You could say that this would be unrecognizable as a Portishead album without Gibbons' voice, and you'd be sort of right; guitarist and contributing songwriter Adrian Utley mentioned in a recent New York Times article that one of the rules they set for Third was that they couldn't fall back on any instruments-- or even any trademark sounds-- that they'd used on previous albums. But their style here isn't particularly out of character, comparatively experimental as it is; Utley's guitar still twangs sharply when it's not doing things like interjecting "Iron Man" growls in "Hunter" or splintering into Syd Barrett-isms at the coda of "Small", and the melodic identity that he and Geoff Barrow built on a foundation of minor keys and sinister grandeur still holds sway.
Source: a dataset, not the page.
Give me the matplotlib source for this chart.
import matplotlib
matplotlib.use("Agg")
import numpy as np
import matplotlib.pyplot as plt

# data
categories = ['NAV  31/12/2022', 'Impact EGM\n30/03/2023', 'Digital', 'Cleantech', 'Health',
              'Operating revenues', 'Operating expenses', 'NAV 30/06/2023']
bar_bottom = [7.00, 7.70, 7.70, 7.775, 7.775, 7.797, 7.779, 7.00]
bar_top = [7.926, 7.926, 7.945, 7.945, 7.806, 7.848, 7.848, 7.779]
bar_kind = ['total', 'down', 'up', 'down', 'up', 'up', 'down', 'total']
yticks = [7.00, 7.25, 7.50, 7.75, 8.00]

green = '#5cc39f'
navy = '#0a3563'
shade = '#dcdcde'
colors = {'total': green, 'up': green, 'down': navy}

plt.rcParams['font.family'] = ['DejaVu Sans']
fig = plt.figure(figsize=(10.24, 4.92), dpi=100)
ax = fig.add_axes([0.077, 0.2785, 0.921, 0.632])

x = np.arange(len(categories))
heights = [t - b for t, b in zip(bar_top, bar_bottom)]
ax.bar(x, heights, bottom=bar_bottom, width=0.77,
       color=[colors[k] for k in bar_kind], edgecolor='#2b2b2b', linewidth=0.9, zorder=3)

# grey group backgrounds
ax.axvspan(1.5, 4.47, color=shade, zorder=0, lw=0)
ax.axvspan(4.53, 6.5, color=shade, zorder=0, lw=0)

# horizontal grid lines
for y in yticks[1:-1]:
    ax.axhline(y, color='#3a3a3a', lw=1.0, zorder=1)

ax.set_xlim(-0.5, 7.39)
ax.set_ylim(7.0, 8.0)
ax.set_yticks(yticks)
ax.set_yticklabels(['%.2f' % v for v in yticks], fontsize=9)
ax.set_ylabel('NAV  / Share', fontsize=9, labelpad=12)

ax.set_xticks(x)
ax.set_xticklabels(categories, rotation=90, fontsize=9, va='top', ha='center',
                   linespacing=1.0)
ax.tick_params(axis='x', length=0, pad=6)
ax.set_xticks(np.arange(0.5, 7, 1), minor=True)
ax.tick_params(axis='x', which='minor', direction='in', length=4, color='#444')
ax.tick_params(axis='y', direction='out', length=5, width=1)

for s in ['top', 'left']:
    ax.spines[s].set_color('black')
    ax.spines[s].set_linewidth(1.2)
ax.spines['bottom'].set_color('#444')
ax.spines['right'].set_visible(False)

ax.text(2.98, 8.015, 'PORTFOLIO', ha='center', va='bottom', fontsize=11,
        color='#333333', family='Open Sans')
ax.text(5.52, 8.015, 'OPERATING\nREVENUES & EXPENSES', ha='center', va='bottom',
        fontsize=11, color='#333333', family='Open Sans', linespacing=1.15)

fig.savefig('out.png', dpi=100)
In the terms of a group that was frequently lumped in with film composers as much as Bristol axis peers, Portishead's Euro-cool John Barry intrigue has been pushed into the disquieting territory of John Carpenter's compositions and Bernard Herrmann's Alfred Hitchcock scores.

Keep in mind just how out-of-nowhere this all seems: The notion of a new Portishead album had, for many fans, fallen out of the realm of possibility. If Third had come out in 1999 or 2000, maybe writers would be calling it Portishead's answer to Massive Attack's Mezzanine, another third album by trip-hop icons eschewing dinner-conversation music by embracing anxiety and moodiness. Released today, it instead feels like a staggering transformation and a return to form that was never lost, an ideal adaptation by a group that many people didn't know they needed to hear again.